Dad was born into a clergy family and followed the same calling. He was brought up in a very frugal way, partly because the family was living on a clergy stipend and partly due to post war rationing. At school he was good at lots of things but did not especially excel at anything. If he ever got a prize, it was for being an ‘all round good chap’. He loved cricket and when he got engaged to Christina he enjoyed the jokes about having bowled a maiden over. After National service and theological studies, in 1962 he was ordained deacon at Ripon Cathedral, married Christina that same year and in 1963 was ordained there. They had three children, me (Patrick), Edward and Frances. Dad had a very loud and distinctive voice. I remember realising, as a child, that I could never get lost at village fetes or cricket club fun days. If I listened carefully, I would always be able to hear Dad talking, and therefore be able to find him.
A crisis of faith
In the early 70s he suffered a serious crisis of faith, which, as a vicar, was particularly painful for him. Then in 1972 he went with Christina on a Focolare Ecumenical trip to Rome. This encounter with Focolare spirituality became very important for him. He understood that he might not be able to solve the theological and philosophical problems but by living the life of love daily in a practical way he found the light and support he needed to move forward. He took living the Gospel and sharing his every day experiences of putting the Word of Life into practice very seriously. This helped him and others in journeying closer to Jesus. From 1985 until his retirement in Ripon in 2002 he was Honorary Canon of Bradford Cathedral, and from 1985-1994 was Ecumenical Officer for the Diocese of Bradford. During retirement he continued to give of himself in many areas, including voluntary Chaplain to Ripon Police and singing in the cathedral choir.
Forgive my forgets
As dementia worsened in the last years of his life, he was still able and keen to share his experience of learning to ‘Forgive his forgets’[1]. It was vitally important for him, allowing him to live with great peace in the present moment, even if he could not remember what had just happened, or what was going to happen next. Of course, it depended crucially on Christina also forgiving his forgets. Throughout their marriage Dad had always been strongly supported by her, but that support moved to a new level as his dementia increased.
Dementia revealed the great value of some behaviours he had trained himself in over many years, greeting people even if he couldn’t remember who they were and listening attentively even if he couldn’t remember what they had just told him. He talked about his dementia very freely.
On 1st February 2024, Dad, Christina and I attended the funeral of Fr Jonathan Cotton (see April New City) at Ampleforth Abbey. It was a wonderful day for Dad who spoke to many of his friends.

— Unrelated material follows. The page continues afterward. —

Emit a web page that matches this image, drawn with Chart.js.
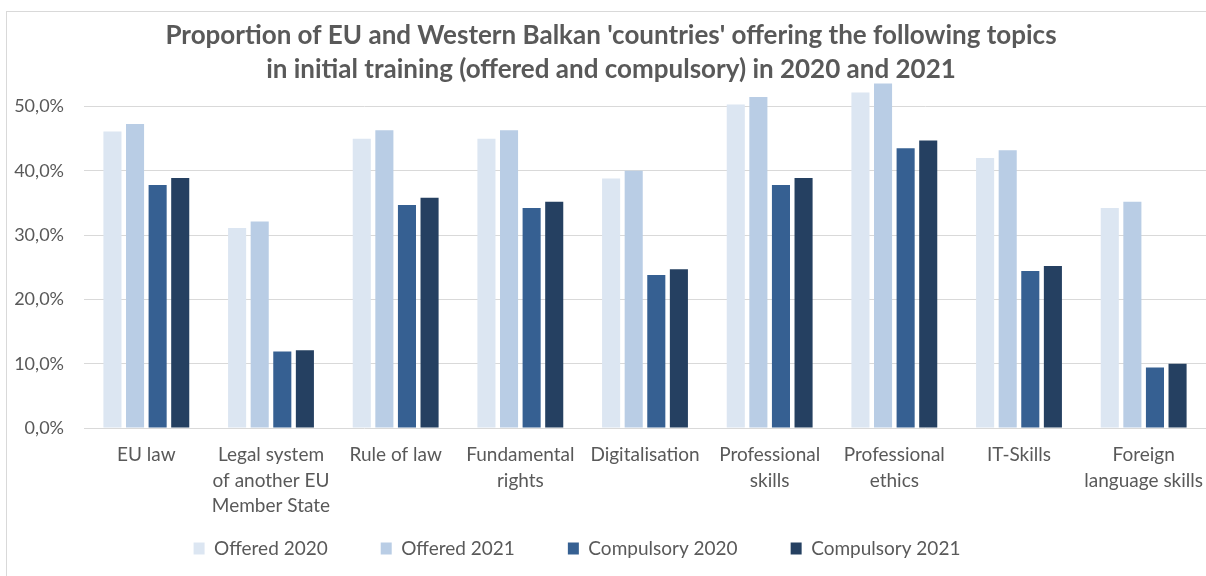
<!DOCTYPE html>
<html>
<head>
<meta charset="utf-8">
<script src="https://cdn.jsdelivr.net/npm/chart.js@4/dist/chart.umd.min.js"></script>
<style>
  html, body { margin: 0; padding: 0; background: #fff; overflow: hidden; }
  #frame { position: absolute; left: 6px; top: 11px; width: 1300px; height: 700px; border: 1px solid #d9d9d9; }
  #chartBox { position: absolute; left: 0; top: 0; width: 1223px; height: 576px; }
</style>
</head>
<body>
<div id="frame"></div>
<!-- the original chart runs a little past the right edge of the picture -->
<div id="chartBox"><canvas id="topicsChart" width="1223" height="576"></canvas></div>
<script>
// topics (multi-line labels as in the original)
const categories = [
  "EU law",
  ["Legal system", "of another EU", "Member State"],
  "Rule of law",
  ["Fundamental", "rights"],
  "Digitalisation",
  ["Professional", "skills"],
  ["Professional", "ethics"],
  "IT-Skills",
  ["Foreign", "language skills"],
];

// share of countries (fraction)
const offered2020    = [0.461, 0.311, 0.450, 0.450, 0.388, 0.503, 0.522, 0.420, 0.342];
const offered2021    = [0.473, 0.321, 0.463, 0.463, 0.400, 0.515, 0.536, 0.432, 0.352];
const compulsory2020 = [0.378, 0.119, 0.347, 0.342, 0.238, 0.378, 0.435, 0.244, 0.094];
const compulsory2021 = [0.389, 0.121, 0.358, 0.352, 0.247, 0.389, 0.447, 0.252, 0.100];

const yTicks = [0, 0.1, 0.2, 0.3, 0.4, 0.5];

const FONT = "Lato, 'Open Sans', sans-serif";
const GREY = "#595959";

// title is centred on the full chart, legend sits left of it in the original
const nudgeBoxes = {
  id: "nudgeBoxes",
  afterLayout(chart) {
    chart.titleBlock.left += 8;
    chart.titleBlock.right += 8;
    chart.legend.left -= 26;
    chart.legend.right -= 26;
  },
};

const ctx = document.getElementById("topicsChart").getContext("2d");
const topicsChart = new Chart(ctx, {
  type: "bar",
  data: {
    labels: categories,
    datasets: [
      { label: "Offered 2020", data: offered2020, backgroundColor: "#dce6f2" },
      { label: "Offered 2021", data: offered2021, backgroundColor: "#b9cde5" },
      { label: "Compulsory 2020", data: compulsory2020, backgroundColor: "#366092" },
      { label: "Compulsory 2021", data: compulsory2021, backgroundColor: "#254061" },
    ],
  },
  plugins: [nudgeBoxes],
  options: {
    responsive: false,
    animation: false,
    devicePixelRatio: 1,
    layout: { padding: { left: 0, right: 17, top: 0, bottom: 8 } },
    datasets: {
      bar: { categoryPercentage: 0.725, barPercentage: 0.8, clip: false, borderWidth: 0 },
    },
    plugins: {
      title: {
        display: true,
        text: [
          "Proportion of EU and Western Balkan 'countries' offering the following topics",
          "in initial training (offered and compulsory) in 2020 and 2021",
        ],
        color: GREY,
        font: { family: FONT, size: 26, weight: "bold", lineHeight: 1.3 },
        padding: { top: 19, bottom: 0 },
      },
      legend: {
        display: true,
        position: "bottom",
        labels: {
          color: GREY,
          font: { family: FONT, size: 19 },
          boxWidth: 11,
          boxHeight: 12,
          padding: 53,
        },
      },
      tooltip: { enabled: false },
    },
    scales: {
      x: {
        grid: { display: false, drawTicks: true, tickLength: 14 },
        border: { display: false },
        ticks: {
          color: GREY,
          font: { family: FONT, size: 19, lineHeight: 1.35 },
          padding: 0,
          maxRotation: 0,
          autoSkip: false,
        },
        afterFit: (scale) => {
          scale.height = 58;
          // labels run down into the legend's empty top band, so don't clip them
          scale._computeLabelArea = () => null;
        },
      },
      y: {
        min: 0,
        max: 0.531,
        grid: { color: "#d9d9d9", lineWidth: 1, drawTicks: false },
        border: { display: false },
        afterBuildTicks: (scale) => {
          scale.ticks = yTicks.map((v) => ({ value: v }));
        },
        afterFit: (scale) => { scale.width = 84; },
        ticks: {
          color: GREY,
          font: { family: FONT, size: 18 },
          padding: 20,
          callback: (v) => (v * 100).toFixed(1).replace(".", ",") + "%",
        },
      },
    },
  },
});
</script>
</body>
</html>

The next morning, he died in an extraordinary way. The three of us were walking into Ripon Cathedral for the Candlemass service. Dad stopped and then started to collapse. I caught him. A moment later the gospel was read, including ‘Lord, now lettest thou thy servant depart in peace’ (Luke 2: 29). He died close to where his coffin was soon to lie for his funeral, and a few yards from where he had been ordained deacon in 1962 and priest in1963. In his homily, the Dean at Dad’s funeral said that ‘Simon had provided a master class in how to die in a holy way, and “with flair!” It was a way that spoke of faithfulness and confidence in God. Simon simply overflowed with faith and positivity – and that never left him.’
[1] See New City magazine, October 2021 edition, page 7.